Qualche sera fa è andato in onda, su Raidue, il bellissimo film di Florian Henckel von Donnersmarck dal titolo Le vite degli altri. Davvero uno dei migliori film in assoluto usciti nel corso di questi ultimi dieci anni, non a caso premio Oscar come miglior film straniero.
Si tratta di una storia incentrata nel periodo della Ddr, precisamente ambientata nella Berlino Est controllata a tappeto dall'autorità della Stasi. La narrazione ha come protagonista proprio un capitano della Stasi che, nel corso della sua attività di rigoroso controllo nei confronti di uno scrittore ritenuto potenzialmente sovversivo, si convince sempre più della necessità umana di libero pensiero e libera espressione, fino a rendersi complice del salvataggio in estremis di colui che avrebbe dovuto, invece, essere vittima del controllo serrato senza troppe difficoltà. L'uomo si immedesima nei panni del'intercettato e depista le indagini essendo sempre più coinvolto in un processo di consapevole redenzione dall'assurdità del sistema, specie se operante in un territorio che di autoritarismi ne avrebbe volentieri potuto fare a meno a partire dal secondo dopoguerra. Finirà ovviamente declassato e solo, ma degno di un preponderante risveglio morale.
Tutto questo proprio nel bel mezzo della situazione prostituzionale che stiamo vivendo. E allora fermi tutti: non è un caso se stamattina Repubblica titola (riassumendo l'ultimo espatrio di fiato dalla bocca di Berlusconi) Un golpe, io spiato come nella Ddr.
Ovviamente si preferisce Le vite degli altri a Il caimano (scartato da ogni programmazione pubblica) per ovvie ragioni: meglio la possibilità di ribaltare a proprio favore un'opera cinematografica che per nulla c'entra con il diretto interesse della nostra situazione attuale (il film è, tra l'altro del 2006) e che di tutto parla tranne che di un presidente del consiglio massacrato da intercettazioni e giudici comunisti. Di comunismo si parla, si, ma solo in qualità di fattore storico per una nazione intera, la Germania per l'appunto, che or ora sta uscendo da un intero secolo di totalitarismi intolleranti e intollerabili.

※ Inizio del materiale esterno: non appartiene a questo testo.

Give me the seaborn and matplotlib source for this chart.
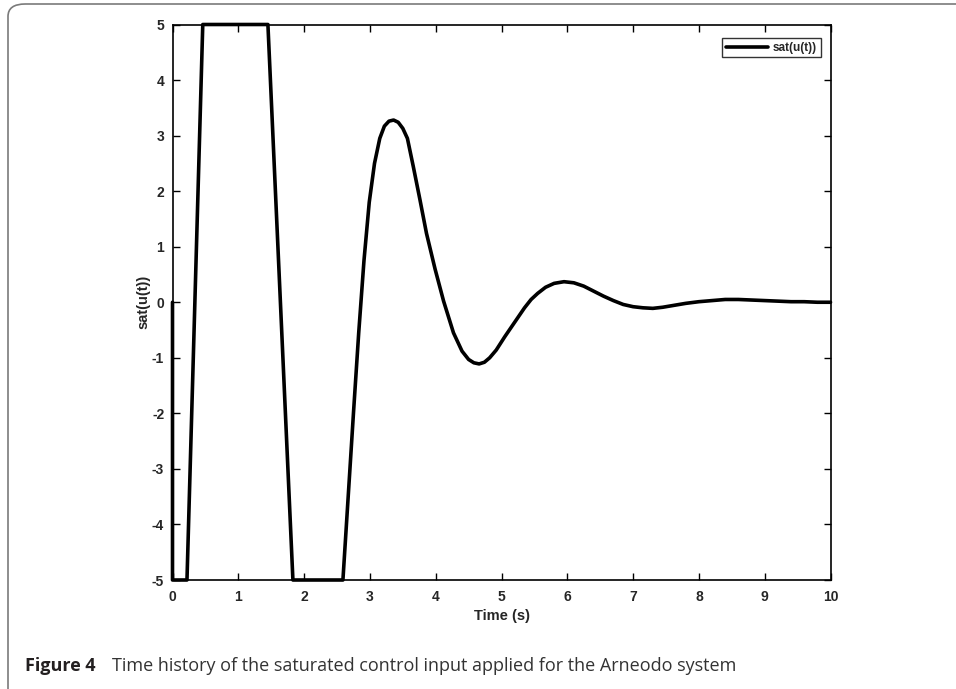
import matplotlib
matplotlib.use("Agg")
import matplotlib.pyplot as plt
from matplotlib.patches import FancyBboxPatch
import seaborn as sns
import pandas as pd

# Saturated control input sat(u(t)) over time
time_s = [0.0, 0.0, 0.22, 0.46, 1.45, 1.83, 2.59, 2.67, 2.75, 2.83, 2.91, 2.99,
          3.07, 3.15, 3.22, 3.29, 3.36, 3.43, 3.50, 3.57, 3.66, 3.76, 3.86, 3.99,
          4.12, 4.27, 4.40, 4.50, 4.58, 4.66, 4.74, 4.82, 4.92, 5.05, 5.20, 5.35,
          5.45, 5.55, 5.67, 5.80, 5.95, 6.10, 6.25, 6.40, 6.55, 6.70, 6.85, 7.00,
          7.15, 7.30, 7.45, 7.60, 7.80, 8.00, 8.20, 8.40, 8.60, 8.80, 9.00, 9.20,
          9.40, 9.60, 9.80, 10.0]
sat_u = [0.0, -5.0, -5.0, 5.0, 5.0, -5.0, -5.0, -3.5, -2.0, -0.55, 0.75, 1.8,
         2.5, 2.95, 3.17, 3.26, 3.28, 3.24, 3.13, 2.95, 2.44, 1.85, 1.24, 0.6,
         0.02, -0.55, -0.88, -1.03, -1.09, -1.11, -1.08, -1.0, -0.86, -0.62, -0.36, -0.1,
         0.05, 0.16, 0.27, 0.34, 0.37, 0.35, 0.29, 0.2, 0.11, 0.03, -0.04, -0.08,
         -0.1, -0.11, -0.09, -0.06, -0.02, 0.01, 0.03, 0.05, 0.05, 0.04, 0.03, 0.02,
         0.01, 0.01, 0.0, 0.0]

x_ticks = list(range(0, 11))
y_ticks = list(range(-5, 6))
series_name = "sat(u(t))"
caption_bold = "Figure 4"
caption_text = "Time history of the saturated control input applied for the Arneodo system"

df = pd.DataFrame({"t": time_s, "u": sat_u, "series": series_name})

sns.set_theme(style="white")
plt.rcParams["font.family"] = ["Liberation Sans", "DejaVu Sans"]

fig = plt.figure(figsize=(9.56, 6.89), dpi=100)
fig.patch.set_facecolor("white")

# rounded frame around the figure panel
frame = FancyBboxPatch((8 / 956, -20 / 689), (1000 - 8) / 956, (689 - 4 + 20) / 689,
                       boxstyle="round,pad=0,rounding_size=0.018",
                       transform=fig.transFigure, facecolor="none",
                       edgecolor="#7a7a7a", linewidth=1.2, clip_on=False)
fig.patches.append(frame)

ax = fig.add_axes([172.5 / 956, 1 - 580 / 689, (830.5 - 172.5) / 956, (580 - 24.5) / 689])
sns.lineplot(data=df, x="t", y="u", hue="series", palette=["black"],
             sort=False, estimator=None, linewidth=2.6, ax=ax)
for ln in ax.get_lines():
    ln.set_clip_on(False)
    ln.set_solid_joinstyle("round")

ax.set_xlim(0, 10)
ax.set_ylim(-5, 5)
ax.set_xticks(x_ticks)
ax.set_yticks(y_ticks)
ax.set_xticklabels([str(v) for v in x_ticks], fontsize=10, fontweight="bold")
ax.set_yticklabels([str(v) for v in y_ticks], fontsize=10, fontweight="bold")
ax.tick_params(axis="both", direction="in", length=5, width=1, color="black",
               top=True, right=True, bottom=True, left=True)
ax.tick_params(axis="x", pad=7)
ax.tick_params(axis="y", pad=6)
for s in ax.spines.values():
    s.set_visible(True)
    s.set_color("black")
    s.set_linewidth(1.2)
ax.set_xlabel("Time (s)", fontsize=10.5, fontweight="bold", labelpad=4)
ax.set_ylabel(series_name, fontsize=10.5, fontweight="bold", labelpad=1)

leg = ax.legend(loc="upper right", fontsize=8.5, frameon=True, fancybox=False,
                borderpad=0.3, handlelength=3.6, handletextpad=0.4,
                borderaxespad=0.0, bbox_to_anchor=(0.985, 0.975))
leg.get_frame().set_edgecolor("black")
leg.get_frame().set_linewidth(1.0)
for t in leg.get_texts():
    t.set_fontweight("bold")

fig.text(25 / 956, 1 - 666 / 689, caption_bold, fontsize=13, fontweight="bold",
         family=["Open Sans", "DejaVu Sans"], color="#231f20", va="center", ha="left")
fig.text(112 / 956, 1 - 666 / 689, caption_text, fontsize=13,
         family=["Open Sans", "DejaVu Sans"], color="#333333", va="center", ha="left")

fig.savefig("out.png", dpi=100, facecolor="white")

Se qualcuno, per uno strano scherzo della vita tradotto in termini di rara volontà, gettasse un occhio al cosiddetto "Nuovo Cinema Tedesco" di Reiner Werner Fassbinder e dei primi Werner Herzog e Wim Wenders (meglio se soffermandosi sulla seconda metà degli anni '70), a cui von Donnersmarck evidentemente si rifà, scoprirà che il tema portante è proprio il senso di disagio e di smarrimento del soggetto nel marasma collettivo legato alle psicosi da manie di vittimismo. L'ossessione lacerante del Fassbinder di La terza generazione o del suo episodio per il terrificante (ma fondamentale a scopi di comprensione) Germania in autunno, potrà facilmente indurre l'occhio e l'animo attento dell'osservatore ad una facile comprensione dell'attuale inarrestabile produzione di film con simili argomenti portanti alla base. In quell'episodio, Fassbinder interpreta se stesso in una condizione di clausura interiore che inevitabilmente si riversa sulla condizione fisica: si barrica in casa, è sovrappensiero, non riesce a lavorare, litiga con il compagno (poiché omosessuale) e con la madre per motivi futili fino a maltrattare entrambi. Il tutto scaturito dal puro terrore per un plausibile ritorno di un certo ramo terroristico che si credeva estinto nella Germania post nazista.
Niente a che vedere, allora, con le mestruali ed inesistenti manie di persecuzione del nostro sgraditissimo premier, il quale (poiché vecchio stronzo rincoglionito si, ma fesso non è) pensa bene di incrementare la dose di fandonie francamente deprimenti e quantomeno ridicole più del dovuto puntando sulle solite bagattelle da bambino viziato, addirittura in senso subliminale (in questi termini, i vertici Rai gli hanno sempre dato una mano): comunismo come male assoluto, terrore per il fantasma della cospirazione annidata in cimici dietro le pareti, nemico rosso da neutralizzare. Peccato che l'unica cosa quasi rossa adiacente alla sua presenza sia stato l'interno dell'organo genitale femminile. Un film sulla negatività della Stasi, allora, meglio ancora se non precisamente in programma preventivo, capite bene che ci sta tutto. Non vi pare?
Occhio gente. Occhio anche a queste volpinate.